Kocks: Vertretbar ist jede Kampagne. Man muss jedoch beachten, dass man damit nicht nur sagt, was man sagen will, sondern auch zeigt, wes Geistes Kind man ist. Diese Kampagne ist ein kommunikativer Putschversuch der Wirtschaftseliten, die nicht nur versuchen, Druck auf die Kanzlerin auszuüben, sondern auch den Umweltminister aus seinem Amt zu heben. Dafür haben sie aber kein Mandat. Die Konzerne zetteln mit ihrem Verhalten vielmehr einen ideologischen Bürgerkrieg an. Die Kampagne ist daher extrem kontraproduktiv.

tagesschau.de: Das heißt die Kampagne hat Konsequenzen über die Debatte um die Laufzeitenverlängerung hinaus?

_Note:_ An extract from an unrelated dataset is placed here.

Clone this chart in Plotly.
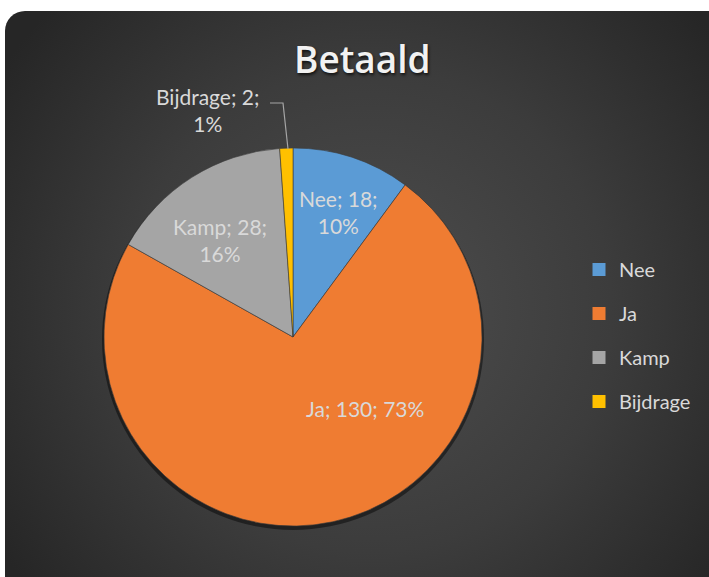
import base64
import plotly.graph_objects as go

# ---- data ----
categories = ["Nee", "Ja", "Kamp", "Bijdrage"]
values = [18, 130, 28, 2]
colors = ["#5b9bd5", "#ef7c32", "#a5a5a5", "#ffc000"]
title_text = "Betaald"

W, H = 709, 577
total = sum(values)
pcts = [round(v * 100 / total) for v in values]


def px(x):
    return x / W


def py(y):
    return 1 - y / H


# pie geometry in pixels
CX, CY, R = 293, 337, 189

# background panel with radial gradient
svg = f'''<svg xmlns="http://www.w3.org/2000/svg" width="{W}" height="{H}" viewBox="0 0 {W} {H}">
<defs><radialGradient id="g" gradientUnits="userSpaceOnUse" cx="370" cy="310" r="440">
<stop offset="0" stop-color="#4e4e4e"/><stop offset="0.55" stop-color="#3c3c3c"/><stop offset="1" stop-color="#262626"/></radialGradient></defs>
<rect x="5" y="11" width="730" height="620" rx="20" ry="20" fill="url(#g)"/></svg>'''
src = "data:image/svg+xml;base64," + base64.b64encode(svg.encode()).decode()

fig = go.Figure()
fig.add_trace(go.Pie(
    labels=categories, values=values, sort=False, direction="clockwise", rotation=0,
    marker=dict(colors=colors, line=dict(color="#3a3a3a", width=0.6)),
    textinfo="none", showlegend=False,
    domain=dict(x=[px(CX - R), px(CX + R)], y=[py(CY + R), py(CY - R)]),
))

# legend entries
for i, (c, col) in enumerate(zip(categories, colors)):
    fig.add_trace(go.Scatter(
        x=[None], y=[None], mode="markers", name=c, legendgroup=c,
        marker=dict(symbol="square", size=13, color=col),
    ))

# data labels
label_pos = {"Nee": (338, 212), "Ja": (365, 408), "Kamp": (220, 240), "Bijdrage": (208, 110)}
for c, v, p in zip(categories, values, pcts):
    if c == "Ja":
        txt = f"{c}; {v}; {p}%"
    else:
        txt = f"{c}; {v};<br>{p}%"
    x, y = label_pos[c]
    fig.add_annotation(x=px(x), y=py(y), xref="paper", yref="paper", text=txt,
                       showarrow=False, xanchor="center", yanchor="middle",
                       font=dict(family="Lato", size=21, color="#d9d9d9"))

# leader line for Bijdrage
fig.add_shape(type="path", xref="paper", yref="paper",
              path=f"M {px(270)},{py(103)} L {px(283)},{py(103)} L {px(288)},{py(149)}",
              line=dict(color="#a6a6a6", width=1.2))

# pie shadow
fig.add_shape(type="circle", xref="paper", yref="paper", layer="below",
              x0=px(CX - R - 2), x1=px(CX + R + 2), y0=py(CY + R + 4), y1=py(CY - R + 1),
              fillcolor="rgba(0,0,0,0.45)", line=dict(width=0))

# title
fig.add_annotation(x=px(362), y=py(58), xref="paper", yref="paper", text=title_text,
                   showarrow=False, xanchor="center", yanchor="middle",
                   font=dict(family="Open Sans", size=37, weight=600, color="#f2f2f2",
                             shadow="1px 2px 3px rgba(0,0,0,0.7)"))

fig.update_layout(
    width=W, height=H, margin=dict(l=0, r=0, t=0, b=0),
    paper_bgcolor="white", plot_bgcolor="rgba(0,0,0,0)",
    xaxis=dict(visible=False, range=[0, 1]), yaxis=dict(visible=False, range=[0, 1]),
    images=[dict(source=src, xref="paper", yref="paper", x=0, y=1, sizex=1, sizey=1,
                 sizing="stretch", layer="below", xanchor="left", yanchor="top")],
    legend=dict(x=px(579), y=py(250), xanchor="left", yanchor="top",
                font=dict(family="Lato", size=20, color="#d9d9d9"),
                bgcolor="rgba(0,0,0,0)", tracegroupgap=15, traceorder="grouped"),
    showlegend=True,
)

fig.write_html("out.html", config={"displayModeBar": False},
               post_script="document.body.style.margin='0';")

Kocks: Die Kampagne hat die Basisstrukturen im Verhältnis von Wirtschaft und Politik beschädigt. Das ist wieder ein kleiner GAU der Atomlobby. Sie hat schon in der Vergangenheit zu ihrer schlechten Reputation in der Gesellschaft geführt. Nun hat sie die Akzeptanz der Atomindustrie bei Publizisten und in der Bevölkerung weiter verringert. Durch diese Kampagne hat die Atomlobby keine Freunde gewonnen. Im Gegenteil: Sie hat aus Gegnern Feinde gemacht. Das ist tragisch.

tagesschau.de: Aber es ist ja nicht nur die klassische Atomlobby, die hier auftritt. Auch andere Wirtschaftsvertreter wie Bahn-Chef Grube, Deutsche-Bank-Chef Ackermann oder der Manager der Fußball-Nationalelf Bierhoff haben für die Kampagne unterschrieben.

Kocks: Ich kenne selbst einige Unterzeichner der Kampagne, die es bereits bereuen, sich vor diesen Karren spannen haben zu lassen. Einige derer, die unterzeichnet haben, werden abspringen und auch die vier Konzerne werden nicht weiter als eine Front hinter diesem Verhalten stehen. Treibende Kraft ist ohnehin der RWE-Konzern mit seinem Chef Jürgen Großmann. Im Übrigen ist diese Kampagne keine Strategie, sondern wirkt wie der Wutausbruch eines Cholerikers, der eine Gruppe hinter sich versammelt hat.

tagesschau.de: Wie werden die Konzerne Ihrer Ansicht nach die Zeit bis zur endgültigen Entscheidung des Regierung Ende September nutzen?

Kocks: Natürlich wird man versuchen, weiter Gespräche zu führen, aber die Gesprächsbereitschaft der Politik ist erst einmal minimiert. In der Öffentlichkeit wird man nichts mehr erleben.

tagesschau.de: Gibt es denn auch einen Gewinner der Kampagne?

Kocks: Ja. Der Umweltminister Norbert Röttgen geht gestärkt aus dem Verhalten der Atomlobby hervor. Die Entscheidung der Regierung wird deutlich machen, dass sie sich nicht von den Konzernen erpressen lässt. Das könnte ihm auch Sympathien von grünen Wählern einbringen.